Examples of the Difference in Real Life
Consider someone working in retail. As a job, it can provide predictable hours and immediate income. As a career step, it can also build skills in customer communication, conflict resolution, inventory systems, and sales metrics. If that person documents achievements like “increased average basket size by 12%” or “trained five new hires,” the same job becomes stronger career evidence.
Now consider an entry-level IT support role. As a job, it may involve repetitive ticket handling. As a career step, it can be a gateway into cybersecurity, cloud administration, or systems engineering if the person deliberately learns: earning certifications, asking for exposure to network projects, and keeping a portfolio of solved problems. The tasks may look similar day to day, but the intent and the learning plan change how it compounds.
Another example is a mid-career professional moving into management. The job change might add meetings and responsibility, and the pay bump can be the immediate reward. The career shift is bigger: leadership becomes a new skill set, performance is judged through team outcomes, and future roles may include director-level scope. In this case, coaching, hiring decisions, and cross-functional influence become career assets that outlast the specific employer.

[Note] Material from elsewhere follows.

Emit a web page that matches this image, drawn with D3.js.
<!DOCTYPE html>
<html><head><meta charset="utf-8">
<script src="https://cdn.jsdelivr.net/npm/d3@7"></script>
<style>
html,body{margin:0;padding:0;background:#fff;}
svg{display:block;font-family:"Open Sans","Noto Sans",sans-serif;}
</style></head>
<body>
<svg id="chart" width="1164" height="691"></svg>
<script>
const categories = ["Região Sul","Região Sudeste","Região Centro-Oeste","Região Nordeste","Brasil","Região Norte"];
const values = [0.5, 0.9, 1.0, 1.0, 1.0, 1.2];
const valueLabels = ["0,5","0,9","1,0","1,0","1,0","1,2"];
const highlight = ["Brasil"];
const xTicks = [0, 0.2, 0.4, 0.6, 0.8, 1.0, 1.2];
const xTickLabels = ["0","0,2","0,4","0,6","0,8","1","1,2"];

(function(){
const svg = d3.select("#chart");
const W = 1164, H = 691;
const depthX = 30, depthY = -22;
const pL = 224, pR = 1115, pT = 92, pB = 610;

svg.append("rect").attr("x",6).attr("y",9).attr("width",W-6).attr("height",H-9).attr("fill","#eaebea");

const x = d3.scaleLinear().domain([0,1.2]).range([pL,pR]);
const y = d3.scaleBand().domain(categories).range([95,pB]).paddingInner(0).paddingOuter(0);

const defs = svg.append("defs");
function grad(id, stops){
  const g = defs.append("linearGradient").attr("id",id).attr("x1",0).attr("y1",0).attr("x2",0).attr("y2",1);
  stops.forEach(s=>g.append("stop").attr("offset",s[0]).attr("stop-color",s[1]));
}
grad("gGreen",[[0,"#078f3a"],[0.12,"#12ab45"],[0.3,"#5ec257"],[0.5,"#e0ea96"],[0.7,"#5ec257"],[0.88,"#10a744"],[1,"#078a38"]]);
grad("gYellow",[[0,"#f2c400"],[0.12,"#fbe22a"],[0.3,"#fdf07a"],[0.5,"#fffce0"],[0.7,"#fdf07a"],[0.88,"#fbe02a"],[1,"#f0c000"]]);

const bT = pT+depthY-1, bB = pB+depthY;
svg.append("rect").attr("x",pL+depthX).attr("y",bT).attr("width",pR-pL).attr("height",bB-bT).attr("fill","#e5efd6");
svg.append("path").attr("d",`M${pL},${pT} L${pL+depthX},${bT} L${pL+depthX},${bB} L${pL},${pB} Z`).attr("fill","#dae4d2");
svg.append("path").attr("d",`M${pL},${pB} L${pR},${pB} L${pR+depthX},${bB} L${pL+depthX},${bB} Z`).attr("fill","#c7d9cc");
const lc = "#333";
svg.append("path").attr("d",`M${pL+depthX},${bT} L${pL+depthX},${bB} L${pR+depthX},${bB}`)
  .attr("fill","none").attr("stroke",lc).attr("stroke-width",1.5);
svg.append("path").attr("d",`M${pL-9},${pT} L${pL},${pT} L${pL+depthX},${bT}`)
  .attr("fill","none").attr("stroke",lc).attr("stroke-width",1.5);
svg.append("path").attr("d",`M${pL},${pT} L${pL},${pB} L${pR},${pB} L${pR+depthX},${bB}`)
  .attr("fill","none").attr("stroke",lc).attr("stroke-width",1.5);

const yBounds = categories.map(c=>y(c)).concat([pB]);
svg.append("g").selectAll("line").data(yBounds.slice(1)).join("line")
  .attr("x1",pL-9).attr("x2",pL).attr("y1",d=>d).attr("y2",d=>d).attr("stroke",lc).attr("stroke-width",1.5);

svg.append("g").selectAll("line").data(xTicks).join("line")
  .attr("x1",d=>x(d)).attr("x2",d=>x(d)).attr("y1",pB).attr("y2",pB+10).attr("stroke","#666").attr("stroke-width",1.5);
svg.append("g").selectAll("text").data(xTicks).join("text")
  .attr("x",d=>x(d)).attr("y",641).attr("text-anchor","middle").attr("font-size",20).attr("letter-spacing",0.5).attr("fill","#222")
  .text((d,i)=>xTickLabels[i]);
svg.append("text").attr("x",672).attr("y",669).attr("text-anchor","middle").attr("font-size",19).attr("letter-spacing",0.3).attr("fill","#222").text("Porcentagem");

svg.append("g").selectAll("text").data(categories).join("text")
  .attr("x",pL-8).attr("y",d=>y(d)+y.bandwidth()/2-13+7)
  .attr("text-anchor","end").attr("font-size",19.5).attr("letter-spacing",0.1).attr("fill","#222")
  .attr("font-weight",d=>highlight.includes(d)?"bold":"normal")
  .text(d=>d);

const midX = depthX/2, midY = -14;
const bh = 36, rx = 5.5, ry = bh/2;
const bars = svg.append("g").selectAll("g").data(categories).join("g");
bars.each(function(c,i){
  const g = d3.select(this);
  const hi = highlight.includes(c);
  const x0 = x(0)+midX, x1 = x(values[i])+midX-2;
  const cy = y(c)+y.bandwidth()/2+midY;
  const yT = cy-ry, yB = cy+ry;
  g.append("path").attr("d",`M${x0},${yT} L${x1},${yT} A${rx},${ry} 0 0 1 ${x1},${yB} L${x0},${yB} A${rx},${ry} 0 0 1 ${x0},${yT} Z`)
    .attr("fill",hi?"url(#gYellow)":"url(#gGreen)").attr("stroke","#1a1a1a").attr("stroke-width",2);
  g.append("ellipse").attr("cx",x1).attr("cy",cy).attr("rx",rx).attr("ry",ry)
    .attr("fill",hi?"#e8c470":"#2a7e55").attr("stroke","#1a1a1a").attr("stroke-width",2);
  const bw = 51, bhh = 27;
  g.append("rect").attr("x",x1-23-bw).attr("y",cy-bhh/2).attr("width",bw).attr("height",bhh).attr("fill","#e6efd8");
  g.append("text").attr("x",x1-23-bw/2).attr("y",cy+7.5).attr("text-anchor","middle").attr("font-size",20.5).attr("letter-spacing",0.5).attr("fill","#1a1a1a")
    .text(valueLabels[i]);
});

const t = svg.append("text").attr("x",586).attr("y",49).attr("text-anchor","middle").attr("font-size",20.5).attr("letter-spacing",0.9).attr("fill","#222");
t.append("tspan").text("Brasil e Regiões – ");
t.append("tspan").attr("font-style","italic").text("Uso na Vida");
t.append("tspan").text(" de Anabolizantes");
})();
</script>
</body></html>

How to Turn a Job into Career Momentum
You do not always need a dramatic pivot to build a career. You can often create momentum inside a normal role by making your work legible and transferable. That means tracking outcomes, not just duties. “Answered calls” becomes “resolved 40 tickets per day with a 95% satisfaction score.” “Made reports” becomes “reduced reporting time by two hours per week by automating spreadsheets.”
Another lever is selective skill building. Choose one or two skills that are in demand across many industries, such as data literacy, project management, writing, negotiation, or stakeholder communication. Even a few hours per week can compound. The goal is to become harder to replace, not by working more, but by becoming more capable and more specific about what you can deliver.

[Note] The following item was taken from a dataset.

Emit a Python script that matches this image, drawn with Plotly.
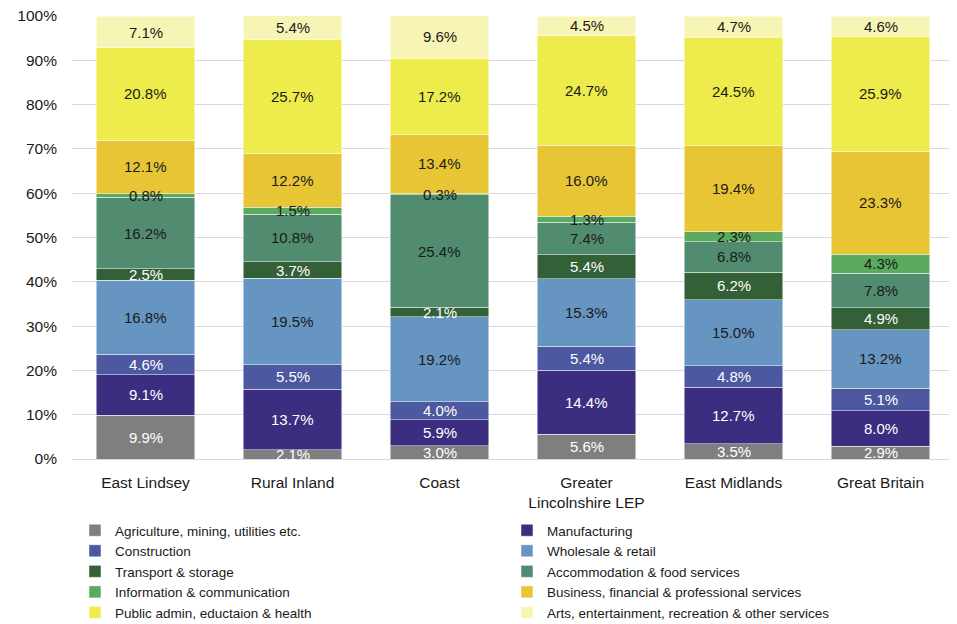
import plotly.graph_objects as go

categories = ["East Lindsey", "Rural Inland", "Coast", "Greater<br>Lincolnshire LEP", "East Midlands", "Great Britain"]

sectors = [
    "Agriculture, mining, utilities etc.",
    "Manufacturing",
    "Construction",
    "Wholesale & retail",
    "Transport & storage",
    "Accommodation & food services",
    "Information & communication",
    "Business, financial & professional services",
    "Public admin, eductaion & health",
    "Arts, entertainment, recreation & other services",
]

agriculture = [9.9, 2.1, 3.0, 5.6, 3.5, 2.9]
manufacturing = [9.1, 13.7, 5.9, 14.4, 12.7, 8.0]
construction = [4.6, 5.5, 4.0, 5.4, 4.8, 5.1]
wholesale = [16.8, 19.5, 19.2, 15.3, 15.0, 13.2]
transport = [2.5, 3.7, 2.1, 5.4, 6.2, 4.9]
accommodation = [16.2, 10.8, 25.4, 7.4, 6.8, 7.8]
information = [0.8, 1.5, 0.3, 1.3, 2.3, 4.3]
business = [12.1, 12.2, 13.4, 16.0, 19.4, 23.3]
public_admin = [20.8, 25.7, 17.2, 24.7, 24.5, 25.9]
arts = [7.1, 5.4, 9.6, 4.5, 4.7, 4.6]

series = [agriculture, manufacturing, construction, wholesale, transport,
          accommodation, information, business, public_admin, arts]

colors = ["#7f7f7f", "#3b2e80", "#4c58a0", "#6795c1", "#336037",
          "#518c70", "#5aab5f", "#e8c535", "#eeec4c", "#f7f5b6"]
text_colors = ["white", "white", "white", "#1a1a1a", "white",
               "#1a1a1a", "#1a1a1a", "#1a1a1a", "#1a1a1a", "#1a1a1a"]

FONT = "Liberation Sans"

fig = go.Figure()
cum = [0.0] * len(categories)
annotations = []
for name, vals, col, tcol in zip(sectors, series, colors, text_colors):
    fig.add_trace(go.Bar(
        name=name, x=categories, y=vals,
        marker=dict(color=col, line=dict(color="rgba(255,255,255,0.6)", width=0.8)),
        hoverinfo="name+y",
    ))
    for i, v in enumerate(vals):
        mid = cum[i] + v / 2
        annotations.append(dict(
            x=categories[i], y=mid, xref="x", yref="y",
            text=f"{v:.1f}%", showarrow=False,
            font=dict(family=FONT, size=15, color=tcol),
        ))
        cum[i] += v

# the page body adds an 8px offset, so the figure is sized to fit the window
fig.update_layout(
    barmode="stack",
    bargap=0.327,
    width=949, height=616,
    margin=dict(l=64, r=3, t=8, b=165, autoexpand=False),
    plot_bgcolor="white", paper_bgcolor="white",
    font=dict(family=FONT, size=15, color="#1a1a1a"),
    annotations=annotations,
    showlegend=True,
    legend=dict(
        orientation="h", traceorder="normal",
        xref="container", yref="container",
        x=0.0706, xanchor="left", y=0.177, yanchor="top",
        entrywidth=387, entrywidthmode="pixels",
        font=dict(family=FONT, size=13.5, color="#1a1a1a"),
        itemwidth=30, tracegroupgap=0,
    ),
    xaxis=dict(showline=False, ticks="", ticklabelstandoff=12,
               tickfont=dict(family=FONT, size=15.5, color="#1a1a1a")),
    yaxis=dict(range=[0, 100], dtick=10, ticksuffix="%",
               ticklabelstandoff=14, ticklabeloverflow="allow",
               showgrid=True, gridcolor="#d9d9d9", gridwidth=1,
               zeroline=True, zerolinecolor="#d9d9d9", zerolinewidth=1,
               tickfont=dict(family=FONT, size=15.5, color="#1a1a1a")),
)

fig.write_html("out.html")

Finally, build relationships that extend beyond your current job. Careers are often advanced through referrals, mentorship, and visibility. That can be as simple as asking for feedback, volunteering for a cross-team project, or finding a mentor who explains how promotions happen. The job provides the environment; the career grows through intentional use of that environment.
Common Misconceptions
One misconception is that a career is always linear. In reality, many strong careers include detours: taking time off, changing industries, returning to school, or accepting a role that seems lateral. What matters is whether the move adds durable skills or improves your working conditions enough to sustain long-term progress.
Another misconception is that “career” automatically means higher status. A career can be built in trades, service work, creative fields, and caregiving professions. The core idea is long-term development and stability, not prestige. A person can have a career as an electrician, chef, teacher, or logistics coordinator, even if the work looks different from office-based paths.

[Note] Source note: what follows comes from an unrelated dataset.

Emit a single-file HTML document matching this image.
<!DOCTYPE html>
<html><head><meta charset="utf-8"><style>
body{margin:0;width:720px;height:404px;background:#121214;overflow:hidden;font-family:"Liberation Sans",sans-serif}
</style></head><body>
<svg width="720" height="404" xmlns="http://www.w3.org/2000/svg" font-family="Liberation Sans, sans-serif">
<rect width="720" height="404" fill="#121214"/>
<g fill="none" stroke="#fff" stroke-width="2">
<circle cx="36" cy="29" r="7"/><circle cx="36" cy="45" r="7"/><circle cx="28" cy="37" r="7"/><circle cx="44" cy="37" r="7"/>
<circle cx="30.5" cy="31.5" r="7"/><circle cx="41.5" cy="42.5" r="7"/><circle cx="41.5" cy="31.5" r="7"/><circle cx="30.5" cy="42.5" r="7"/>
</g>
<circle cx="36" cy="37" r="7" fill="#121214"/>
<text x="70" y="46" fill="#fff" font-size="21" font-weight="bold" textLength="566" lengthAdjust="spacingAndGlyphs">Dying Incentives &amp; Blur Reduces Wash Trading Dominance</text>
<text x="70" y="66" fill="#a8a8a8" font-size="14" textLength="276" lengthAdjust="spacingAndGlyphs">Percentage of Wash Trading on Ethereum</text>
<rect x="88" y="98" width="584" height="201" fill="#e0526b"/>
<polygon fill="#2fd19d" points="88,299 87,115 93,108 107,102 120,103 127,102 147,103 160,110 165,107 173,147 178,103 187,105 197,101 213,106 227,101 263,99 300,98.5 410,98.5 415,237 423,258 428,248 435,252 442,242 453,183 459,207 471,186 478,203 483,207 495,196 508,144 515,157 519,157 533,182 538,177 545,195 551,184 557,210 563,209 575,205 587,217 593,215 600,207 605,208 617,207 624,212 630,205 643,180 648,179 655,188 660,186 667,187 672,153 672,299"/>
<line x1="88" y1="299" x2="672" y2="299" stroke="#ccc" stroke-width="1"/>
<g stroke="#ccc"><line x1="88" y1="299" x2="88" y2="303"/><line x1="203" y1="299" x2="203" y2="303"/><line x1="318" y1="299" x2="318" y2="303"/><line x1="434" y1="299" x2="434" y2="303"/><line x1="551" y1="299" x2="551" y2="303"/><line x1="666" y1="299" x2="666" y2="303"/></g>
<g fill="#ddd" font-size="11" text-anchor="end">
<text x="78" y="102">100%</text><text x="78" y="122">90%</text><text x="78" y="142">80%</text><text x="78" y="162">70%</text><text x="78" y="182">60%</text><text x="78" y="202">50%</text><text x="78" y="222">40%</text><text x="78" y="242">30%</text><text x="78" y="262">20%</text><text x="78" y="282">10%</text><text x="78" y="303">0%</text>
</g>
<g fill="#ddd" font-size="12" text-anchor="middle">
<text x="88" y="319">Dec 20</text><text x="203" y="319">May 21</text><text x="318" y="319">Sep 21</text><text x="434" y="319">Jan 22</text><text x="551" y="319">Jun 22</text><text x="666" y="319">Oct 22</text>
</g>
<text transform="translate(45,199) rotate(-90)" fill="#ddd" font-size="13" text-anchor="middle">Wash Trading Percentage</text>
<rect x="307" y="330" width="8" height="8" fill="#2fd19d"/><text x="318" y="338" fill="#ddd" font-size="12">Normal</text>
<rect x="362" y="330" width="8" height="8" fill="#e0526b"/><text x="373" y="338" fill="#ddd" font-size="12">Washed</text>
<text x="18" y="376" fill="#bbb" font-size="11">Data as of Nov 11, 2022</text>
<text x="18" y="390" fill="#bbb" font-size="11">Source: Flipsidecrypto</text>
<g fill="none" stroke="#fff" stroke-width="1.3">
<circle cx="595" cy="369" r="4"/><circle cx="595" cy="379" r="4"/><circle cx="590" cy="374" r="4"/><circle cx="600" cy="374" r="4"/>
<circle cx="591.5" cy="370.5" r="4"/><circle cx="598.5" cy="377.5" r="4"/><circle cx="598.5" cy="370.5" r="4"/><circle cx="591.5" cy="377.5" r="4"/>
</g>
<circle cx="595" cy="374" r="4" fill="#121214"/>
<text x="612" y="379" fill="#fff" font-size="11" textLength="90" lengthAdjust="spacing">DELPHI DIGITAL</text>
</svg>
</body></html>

A final misconception is that focusing on a career means ignoring money. Income is part of career planning, not separate from it. The difference is sequencing: sometimes you optimize for learning now to earn more later, and sometimes you optimize for cash now to protect your health and stability so you can learn later.
Conclusion
Understanding career vs job helps you make clearer trade-offs: a job pays you for the present, while a career is built for the future through skills, credibility, and options, and the best choices usually balance both.